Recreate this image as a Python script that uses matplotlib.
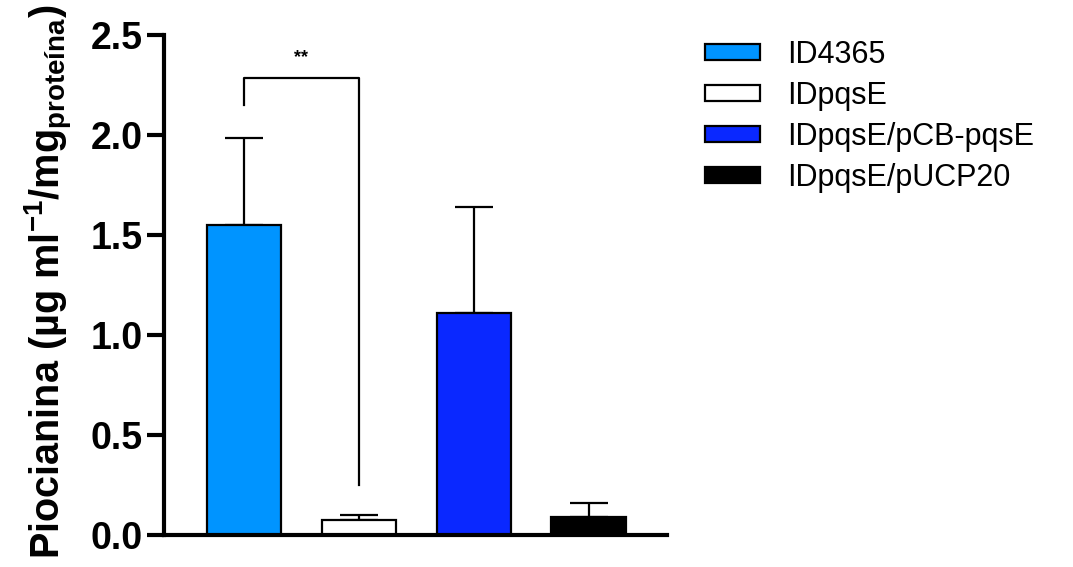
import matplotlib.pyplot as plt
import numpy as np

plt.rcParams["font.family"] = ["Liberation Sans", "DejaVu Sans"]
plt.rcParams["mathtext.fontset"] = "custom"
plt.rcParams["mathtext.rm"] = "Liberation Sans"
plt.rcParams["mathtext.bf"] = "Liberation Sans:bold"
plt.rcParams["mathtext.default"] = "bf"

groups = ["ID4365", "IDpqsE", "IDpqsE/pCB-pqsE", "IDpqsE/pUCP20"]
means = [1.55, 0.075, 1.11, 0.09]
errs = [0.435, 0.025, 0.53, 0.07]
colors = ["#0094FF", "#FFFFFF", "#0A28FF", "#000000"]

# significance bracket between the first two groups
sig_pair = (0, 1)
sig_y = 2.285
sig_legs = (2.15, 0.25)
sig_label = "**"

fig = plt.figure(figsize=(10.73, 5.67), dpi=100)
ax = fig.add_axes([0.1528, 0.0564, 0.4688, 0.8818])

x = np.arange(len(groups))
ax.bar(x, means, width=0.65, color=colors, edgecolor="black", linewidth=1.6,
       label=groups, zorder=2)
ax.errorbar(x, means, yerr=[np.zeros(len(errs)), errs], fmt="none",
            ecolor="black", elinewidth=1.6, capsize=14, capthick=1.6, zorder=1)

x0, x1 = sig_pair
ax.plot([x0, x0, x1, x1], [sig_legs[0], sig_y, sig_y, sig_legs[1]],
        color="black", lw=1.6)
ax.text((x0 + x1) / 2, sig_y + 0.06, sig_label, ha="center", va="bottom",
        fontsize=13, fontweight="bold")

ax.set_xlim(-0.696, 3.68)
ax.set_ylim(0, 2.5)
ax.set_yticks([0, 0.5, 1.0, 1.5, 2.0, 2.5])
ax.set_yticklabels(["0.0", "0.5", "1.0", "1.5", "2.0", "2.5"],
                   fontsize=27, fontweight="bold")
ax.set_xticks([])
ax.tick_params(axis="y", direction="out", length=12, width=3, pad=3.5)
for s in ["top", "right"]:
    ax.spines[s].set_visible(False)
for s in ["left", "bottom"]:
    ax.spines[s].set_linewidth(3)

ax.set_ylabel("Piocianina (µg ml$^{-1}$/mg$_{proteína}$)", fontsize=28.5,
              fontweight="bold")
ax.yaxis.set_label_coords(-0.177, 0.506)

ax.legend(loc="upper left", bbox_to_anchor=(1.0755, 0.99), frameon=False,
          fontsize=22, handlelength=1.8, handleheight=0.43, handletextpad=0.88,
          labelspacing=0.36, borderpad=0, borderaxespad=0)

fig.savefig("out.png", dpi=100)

_ _ _ _ _

* _Stated exercise_
Repeat all of the data above word for word, minus the pictures.

* _Full solution_
Recreate this image as a Python script that uses matplotlib.
import matplotlib.pyplot as plt
import numpy as np

plt.rcParams["font.family"] = ["Liberation Sans", "DejaVu Sans"]
plt.rcParams["mathtext.fontset"] = "custom"
plt.rcParams["mathtext.rm"] = "Liberation Sans"
plt.rcParams["mathtext.bf"] = "Liberation Sans:bold"
plt.rcParams["mathtext.default"] = "bf"

groups = ["ID4365", "IDpqsE", "IDpqsE/pCB-pqsE", "IDpqsE/pUCP20"]
means = [1.55, 0.075, 1.11, 0.09]
errs = [0.435, 0.025, 0.53, 0.07]
colors = ["#0094FF", "#FFFFFF", "#0A28FF", "#000000"]

# significance bracket between the first two groups
sig_pair = (0, 1)
sig_y = 2.285
sig_legs = (2.15, 0.25)
sig_label = "**"

fig = plt.figure(figsize=(10.73, 5.67), dpi=100)
ax = fig.add_axes([0.1528, 0.0564, 0.4688, 0.8818])

x = np.arange(len(groups))
ax.bar(x, means, width=0.65, color=colors, edgecolor="black", linewidth=1.6,
       label=groups, zorder=2)
ax.errorbar(x, means, yerr=[np.zeros(len(errs)), errs], fmt="none",
            ecolor="black", elinewidth=1.6, capsize=14, capthick=1.6, zorder=1)

x0, x1 = sig_pair
ax.plot([x0, x0, x1, x1], [sig_legs[0], sig_y, sig_y, sig_legs[1]],
        color="black", lw=1.6)
ax.text((x0 + x1) / 2, sig_y + 0.06, sig_label, ha="center", va="bottom",
        fontsize=13, fontweight="bold")

ax.set_xlim(-0.696, 3.68)
ax.set_ylim(0, 2.5)
ax.set_yticks([0, 0.5, 1.0, 1.5, 2.0, 2.5])
ax.set_yticklabels(["0.0", "0.5", "1.0", "1.5", "2.0", "2.5"],
                   fontsize=27, fontweight="bold")
ax.set_xticks([])
ax.tick_params(axis="y", direction="out", length=12, width=3, pad=3.5)
for s in ["top", "right"]:
    ax.spines[s].set_visible(False)
for s in ["left", "bottom"]:
    ax.spines[s].set_linewidth(3)

ax.set_ylabel("Piocianina (µg ml$^{-1}$/mg$_{proteína}$)", fontsize=28.5,
              fontweight="bold")
ax.yaxis.set_label_coords(-0.177, 0.506)

ax.legend(loc="upper left", bbox_to_anchor=(1.0755, 0.99), frameon=False,
          fontsize=22, handlelength=1.8, handleheight=0.43, handletextpad=0.88,
          labelspacing=0.36, borderpad=0, borderaxespad=0)

fig.savefig("out.png", dpi=100)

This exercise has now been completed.